Our LAST shoot for this YEAR will be Sunday Aug 28th . 
We are going to have this set up for a Hunt shoot with Bow season only opening a couple of weeks after our shoot . 
If you need directions give us a call ...
And yes we will have the last shoot for the GOOD ole Homemade Ice Cream 


3584 Hwy 113 N 
Temple , GA 30179

ALL ASA classes will be reconized 

Registration is 
8am - 2pm 

$20.00 money shoot 
$10.00 fun shoot 
$30.00 family Fun shoot 

Concession will be available 
Hot Dog
chips 
Candy 
Drinks
Biscuits 

If anyone needs any directions please give us a call 

Danny 770-815-8667
Sherri 770-367-5682


----------



## elsberryshooter (Jul 21, 2011)

Ttt


----------



## Buckin07 (Jul 21, 2011)

Can't wait


----------



## mr10ss (Jul 22, 2011)

Too long to wait.


----------



## elsberryshooter (Jul 22, 2011)

Sorry. It will be worth the wait.


----------



## noviceshooter (Jul 24, 2011)

I'LL have to see how health is, but maybe i can show up for a biscuit


----------



## elsberryshooter (Jul 25, 2011)

You might need a biscuit by then to put some meat back on them bones.  Lol.


----------



## noviceshooter (Jul 26, 2011)

it may take more than one biscuit, im down about 34 pounds now!


----------



## solocam678 (Jul 26, 2011)

Is 3584 hwy 113 N where the shoot is gona be held?


----------



## oldgeez (Jul 26, 2011)

i got 34 lbs i'll let you have, el cheapo, lol


----------



## elsberryshooter (Jul 26, 2011)

Yes.3584  Hwy 113  Temple is the address. If you need directions you can give us a call and give you directions from where your coming from


----------



## Buckin07 (Jul 31, 2011)

Cant wait


----------



## melinda hawk (Jul 31, 2011)

looking forward to it.  and   i'll see you your 34 lbs an raise you a 100 lbs.


----------



## elsberryshooter (Aug 2, 2011)

bump


----------



## elsberryshooter (Aug 11, 2011)

ttt


----------



## passthru24 (Aug 12, 2011)

I think most all the RBO crew will be there,,,looking for some fun in the sun,,,


----------



## passthru24 (Aug 15, 2011)

RBO should come up there and kill some foam,,,,Looking forward to it ...


----------



## deerehauler (Aug 16, 2011)

Not sure if I will make this trip or be heading to TN to get ready to be in the woods that monday morning! 

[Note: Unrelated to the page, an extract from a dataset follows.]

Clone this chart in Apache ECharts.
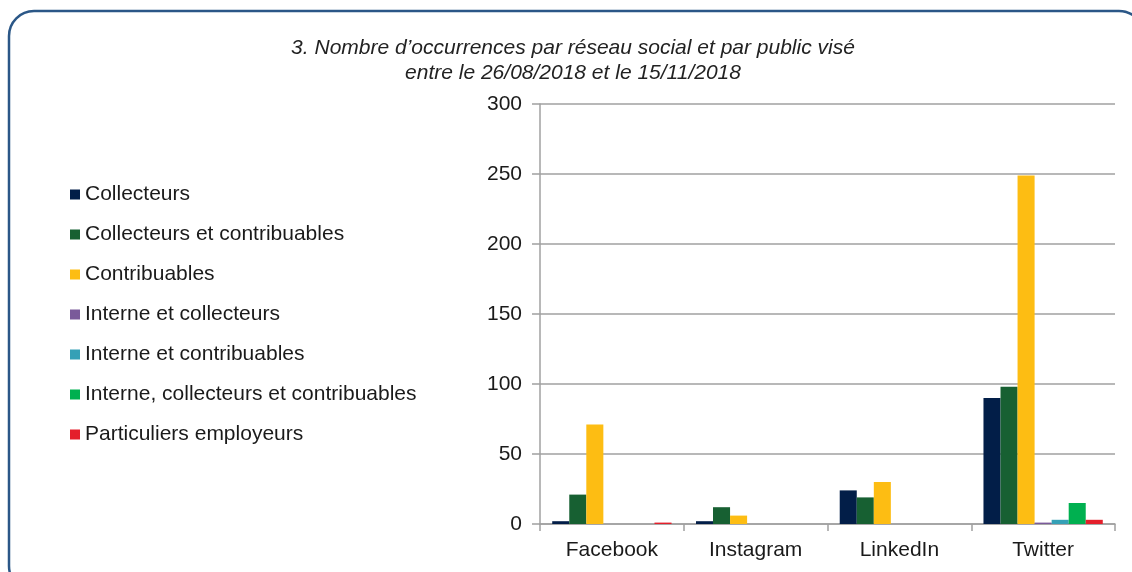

If yall never been to there shoot you need to check it out its worth the drive!


----------



## elsberryshooter (Aug 19, 2011)

Hope everyone is getting ready for one of the last 3D shoots for this year.  Hope to see all of our fellow archers and maybe some new faces.


----------



## noviceshooter (Aug 21, 2011)

Looking forward to shoot with ya'll again, maybe we can get some cooler weather for this one. If not we can just eat ice cream!


----------



## noviceshooter (Aug 22, 2011)




----------



## elsberryshooter (Aug 22, 2011)

Jim ... don't you know that we will always have those homemade salmon biscuits and homemade IcE CReam..   

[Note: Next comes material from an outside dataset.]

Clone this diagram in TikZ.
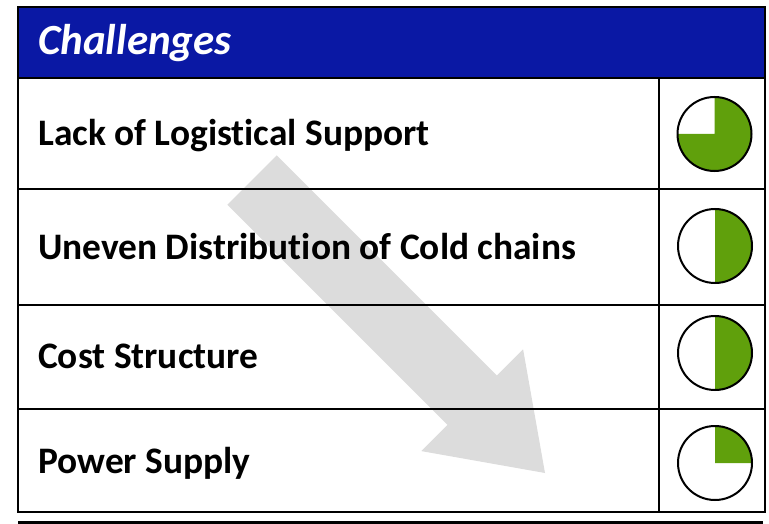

But I hope to see everyone for our last shoot of the year and only 2 weeks before Bow season opens


----------



## elsberryshooter (Aug 23, 2011)

bump


----------



## mr10ss (Aug 24, 2011)

Do we need to bring our own stands or are there some ladder stands set up?


----------



## noviceshooter (Aug 25, 2011)

Its getting closer!


----------



## ragenkage (Aug 25, 2011)

I'm new to 3D and ASA.  My bow would need to shoot below 280fps to shoot in this, correct?


----------



## mr10ss (Aug 26, 2011)

You are correct with the 280fps. The 280 also does allow a 3% chrono error, so you could actually be shooting as high as 288. A 289 would however be considered a big goose egg for the day. You can always just do (as many of us do) a fun shoot and it won't matter what speed you are at. Bring some friends and just shoot and enjoy.


----------



## elsberryshooter (Aug 26, 2011)

We are just doing FUN only for our Sunday shoot since this is a warm up for Bow Season . 
If anyone needs directions please give us a call.


----------



## ragenkage (Aug 26, 2011)

Sounds good.  I'm planning on doing the Floyd Wildlife club shoot on Saturday, and coming down to this shoot on Sunday.


----------



## elsberryshooter (Aug 26, 2011)

Look toward to seeing you.  

Also .. everyone don't forget to pick up a 2012 schedule for next year dates. The first one is going to be January 22nd


----------



## BOTTEMLINE (Aug 26, 2011)

*Shoot*

Me and Bowanna will pay y'all a visit armed with a couple of Obssesion SS....


----------



## passthru24 (Aug 27, 2011)

Me and some of the RBO crew will be there,,,looking forward to seeing you guys and shooting some foam


----------



## solocam678 (Aug 28, 2011)

Great shoot guys an gals...enjoyed it.


----------